### SET EXERCISE
Take the lines from the head of the listing through the one bearing "import matplotlib.pyplot as plt" and copy them exactly, leaving every picture out.

### RECORDS FOR PROCESSING
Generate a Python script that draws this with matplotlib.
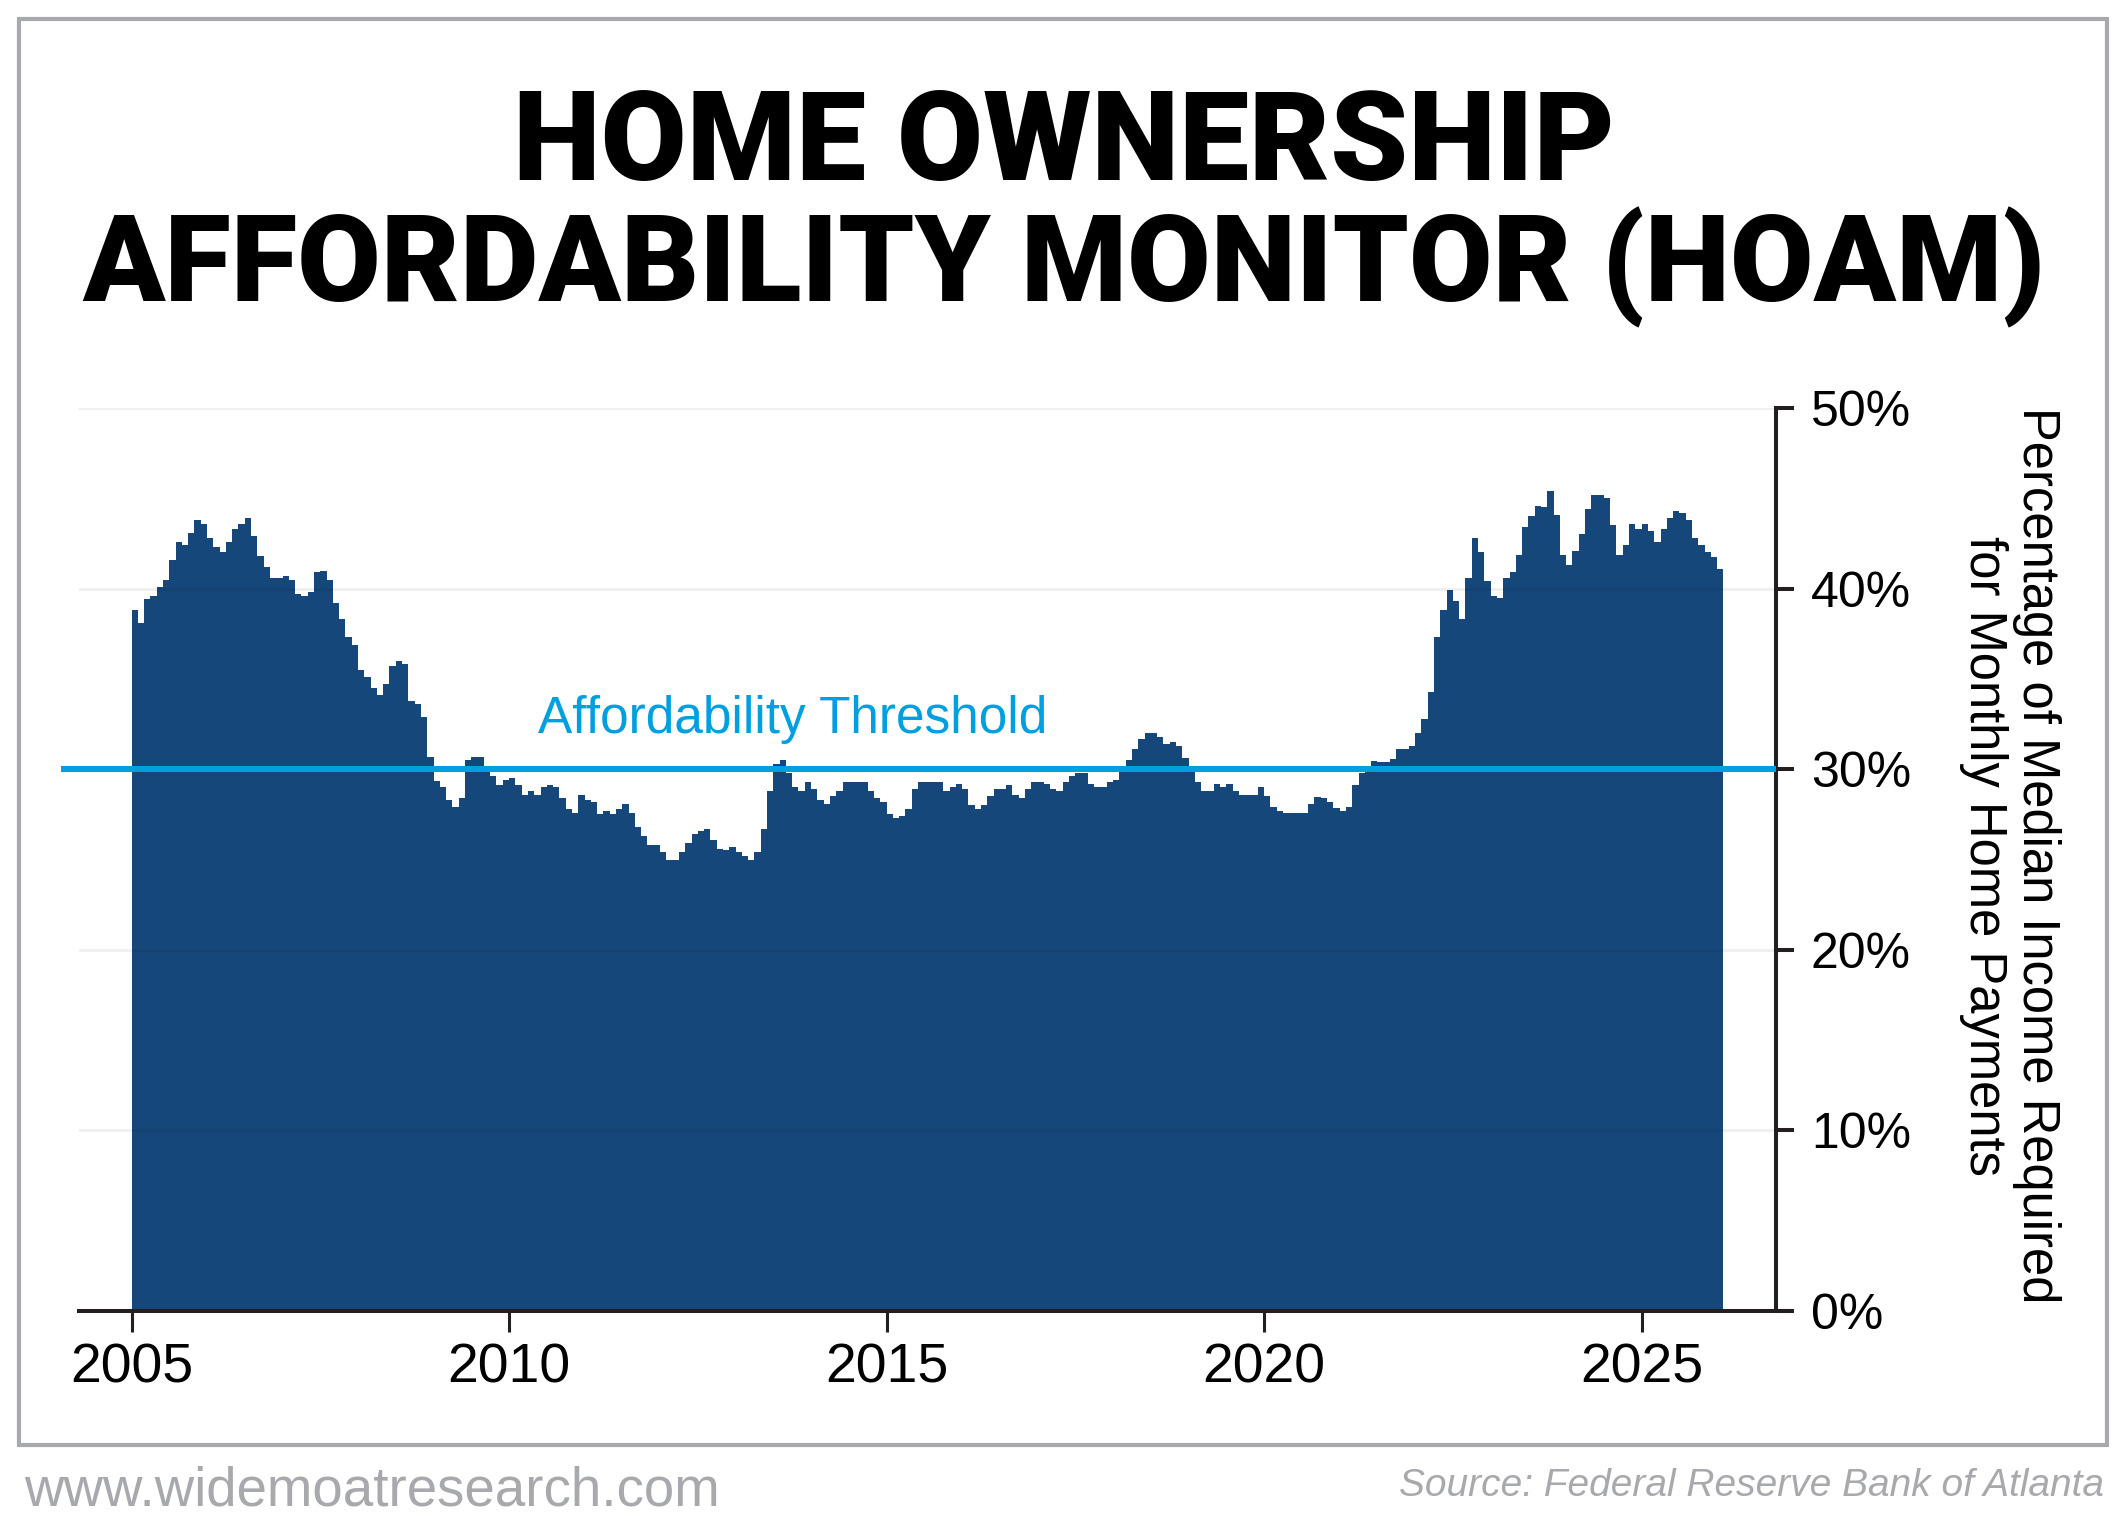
import numpy as np
import matplotlib.pyplot as plt

# HOAM monthly values, Jan 2005 .. Jan 2026
start_year = 2005
hoam_pct = [
    38.8, 38.1, 39.4, 39.6, 40.1, 40.5, 41.6, 42.6, 42.4, 43.1, 43.8, 43.6,
    42.8, 42.3, 42.0, 42.6, 43.3, 43.6, 43.9, 42.9, 41.8, 41.2, 40.6, 40.6,
    40.7, 40.5, 39.7, 39.6, 39.8, 40.9, 41.0, 40.5, 39.2, 38.3, 37.3, 36.9,
    35.5, 35.1, 34.5, 34.1, 34.7, 35.7, 36.0, 35.8, 33.8, 33.6, 32.9, 30.7,
    29.35, 29.0, 28.3, 27.9, 28.4, 30.5, 30.7, 30.7, 30.0, 29.6, 29.1, 29.4,
    29.5, 29.1, 28.6, 28.8, 28.6, 29.0, 29.1, 29.0, 28.4, 27.8, 27.6, 28.6,
    28.3, 28.2, 27.5, 27.7, 27.5, 27.8, 28.1, 27.6, 26.8, 26.3, 25.8, 25.8,
    25.4, 25.0, 25.0, 25.4, 25.9, 26.4, 26.6, 26.7, 26.1, 25.6, 25.5, 25.7,
    25.4, 25.2, 25.0, 25.4, 26.7, 28.8, 30.3, 30.5, 29.8, 29.0, 28.8, 29.3,
    28.9, 28.3, 28.1, 28.5, 28.8, 29.3, 29.3, 29.3, 29.3, 28.8, 28.4, 28.2,
    27.5, 27.3, 27.4, 27.8, 28.9, 29.3, 29.3, 29.3, 29.3, 28.8, 29.0, 29.2,
    28.9, 28.0, 27.8, 28.0, 28.5, 28.9, 28.9, 29.1, 28.6, 28.4, 28.9, 29.3,
    29.3, 29.2, 28.9, 28.8, 29.3, 29.6, 29.8, 29.8, 29.2, 29.0, 29.0, 29.3,
    29.4, 29.9, 30.5, 31.1, 31.7, 32.0, 32.0, 31.8, 31.4, 31.5, 31.3, 30.6,
    30.1, 29.3, 28.8, 28.8, 29.2, 29.0, 29.2, 28.8, 28.6, 28.6, 28.6, 29.0,
    28.5, 27.9, 27.7, 27.6, 27.6, 27.55, 27.6, 28.1, 28.45, 28.4, 28.2, 27.85,
    27.7, 27.9, 29.1, 29.8, 29.9, 30.45, 30.4, 30.4, 30.55, 31.1, 31.1, 31.3,
    32.0, 32.8, 34.3, 37.3, 38.8, 39.9, 39.3, 38.3, 40.6, 42.8, 42.0, 40.4,
    39.6, 39.5, 40.6, 40.9, 41.85, 43.4, 44.0, 44.6, 44.5, 45.4, 44.1, 41.85,
    41.3, 42.1, 43.0, 44.4, 45.2, 45.2, 45.0, 43.5, 41.85, 42.4, 43.55, 43.3,
    43.6, 43.2, 42.6, 43.3, 43.9, 44.3, 44.2, 43.8, 42.8, 42.4, 42.0, 41.75,
    41.1,
]
threshold = 30
year_ticks = [2005, 2010, 2015, 2020, 2025]
pct_ticks = [0, 10, 20, 30, 40, 50]

navy = '#16477a'
cyan = '#009fdf'
dark = '#231f20'
grey = '#a7a9ac'

edges = start_year + np.arange(len(hoam_pct) + 1) / 12

fig = plt.figure(figsize=(21.26, 15.35), dpi=100)
ax = fig.add_axes([0.0370, 0.1459, 0.7984, 0.5883])

ax.stairs(hoam_pct, edges, fill=True, color=navy, linewidth=0, zorder=2)

ax.set_xlim(2004.30, 2026.78)
ax.set_ylim(0, 50)

# thin grid lines over the fill
for p in pct_ticks[1:]:
    ax.axhline(p, color='black', alpha=0.06, linewidth=2.2, zorder=3)

# affordability threshold
ax.plot([2004.07, 2026.78], [threshold, threshold], color=cyan,
        linewidth=4.3, zorder=4, clip_on=False, solid_capstyle='butt')
ax.text(2010.38, 32.0, 'Affordability Threshold', color=cyan,
        fontsize=37, family='Liberation Sans', ha='left', va='baseline')

for s in ['left', 'top']:
    ax.spines[s].set_visible(False)
ax.spines['right'].set_color(dark)
ax.spines['right'].set_linewidth(2.9)
ax.spines['bottom'].set_color(dark)
ax.spines['bottom'].set_linewidth(2.9)
ax.spines['bottom'].set_bounds(2004.30, 2026.95)
ax.spines['bottom'].set_zorder(5)

ax.yaxis.tick_right()
ax.set_yticks(pct_ticks)
ax.set_yticklabels([f'{p}%' for p in pct_ticks])
ax.set_xticks(year_ticks)
ax.set_xticklabels([str(y) for y in year_ticks])
ax.tick_params(axis='y', direction='out', length=13, width=2.9, color=dark,
               pad=12, labelsize=36, labelcolor='black')
ax.tick_params(axis='x', direction='out', length=15, width=2.2, color=dark,
               pad=8, labelsize=40, labelcolor='black')
for lab in ax.get_xticklabels() + ax.get_yticklabels():
    lab.set_family('Liberation Sans')

fig.text(0.9454, 0.4426,
         'Percentage of Median Income Required\nfor Monthly Home Payments',
         rotation=270, ha='center', va='center', multialignment='center',
         fontsize=36.5, family='Liberation Sans', linespacing=1.1)

# title
t1 = fig.text(0.5005, 1 - 180 / 1535, 'HOME OWNERSHIP', ha='center',
              va='baseline', fontsize=90, weight='black',
              family=['Roboto', 'Lato', 'DejaVu Sans'])
t2 = fig.text(0.5005, 1 - 301 / 1535, 'AFFORDABILITY MONITOR (HOAM)',
              ha='center', va='baseline', fontsize=90, weight='black',
              family=['Roboto', 'Lato', 'DejaVu Sans'])
renderer = fig.canvas.get_renderer()
for txt, target in ((t1, 1101), (t2, 1961)):
    w = txt.get_window_extent(renderer).width
    txt.set_fontsize(txt.get_fontsize() * target / w)

# frame and footer
frame = plt.Rectangle((19 / 2126, 1 - 1445 / 1535), 2088 / 2126, 1426 / 1535,
                      transform=fig.transFigure, fill=False,
                      edgecolor=grey, linewidth=3)
fig.patches.append(frame)
fig.text(24 / 2126, 1 - 1505 / 1535, 'www.widemoatresearch.com', color=grey,
         fontsize=39.3, family='Liberation Sans', ha='left', va='baseline')
fig.text(2104 / 2126, 1 - 1496 / 1535,
         'Source: Federal Reserve Bank of Atlanta', color=grey,
         fontsize=28, style='italic', family='Liberation Sans',
         ha='right', va='baseline')

fig.savefig('out.png', dpi=100)
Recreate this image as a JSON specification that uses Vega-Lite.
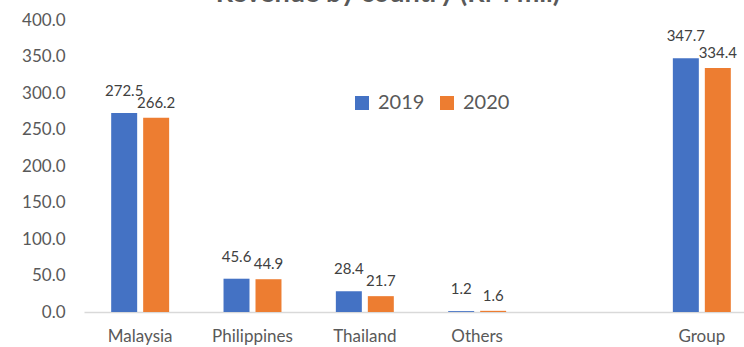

### RESULT FOR THIS EXERCISE
Generate a Python script that draws this with matplotlib.
import numpy as np
import matplotlib.pyplot as plt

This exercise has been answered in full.